Samsung may be preparing its biggest Exynos reset in years. According to a leak, the company is considering putting the 2nm Exynos 2700 not just into base Galaxy S27 models, but into the Galaxy S27 Ultra as well – a move that would break with the familiar habit of reserving the Ultra tier for Snapdragon in many markets.

The logic is easy to follow. Samsung has spent years trying to shake off the idea that Exynos is the ”other” chip, the one buyers get when the good stuff is elsewhere. If the new SoC can genuinely match Snapdragon on speed and battery life in everyday use, spreading it across the full Galaxy S27 range would be the cleanest way to prove it.

Why Samsung wants Exynos in the Galaxy S27 Ultra

The reported push comes from Samsung’s own System LSI side, which is said to be trying to persuade the MX mobile division to go beyond the base models. That would be a notable shift, because the Ultra has often served as the company’s showcase for Qualcomm silicon, and that split has not exactly helped Exynos build a fan club.

In plain terms, Samsung wants more than a regional chip strategy. It wants one story, one platform, and fewer awkward questions about why the most expensive phone in the lineup gets different hardware depending on the market. Apple has long used the same playbook to tighten its brand message; Samsung has usually been the more complicated one here.

Exynos 2700 and Samsung’s 2nm gamble

The Exynos 2700 is said to be built on Samsung’s 2nm process, which would make the chip a very visible test of the company’s manufacturing ambitions. If the platform clears internal testing, the payoff is not just technical bragging rights. It could also give Samsung a way to reduce dependence on Qualcomm at the very top of its smartphone range.

  • Chip: Exynos 2700
  • Process: 2nm
  • Possible use: Galaxy S27 base models and Galaxy S27 Ultra

That said, Samsung has heard this song before. Exynos launches have often arrived with big promises and a quick reality check from users and reviewers, which is why the company is reportedly tying any wider rollout to results from ongoing internal tests.

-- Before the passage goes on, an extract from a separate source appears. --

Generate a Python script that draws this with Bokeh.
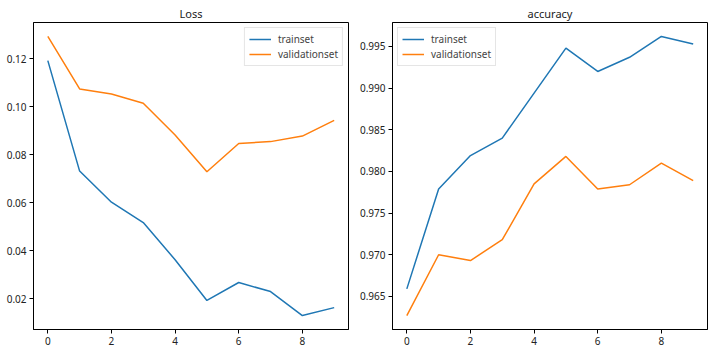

What happens if the tests pass

If Exynos 2700 delivers the goods, Samsung could redraw its chip map for the Galaxy S27 family and make the Ultra part of the same hardware story as the rest of the lineup. If it falls short, the company will likely do what it has done before: keep Exynos on a shorter leash and let Snapdragon carry the prestige load.

For now, the interesting part is not the rumor itself but the ambition behind it. Samsung appears to be asking whether Exynos can finally graduate from compromise to default. That is a much harder pitch – and a much more useful one – than simply swapping chips by region and hoping nobody notices.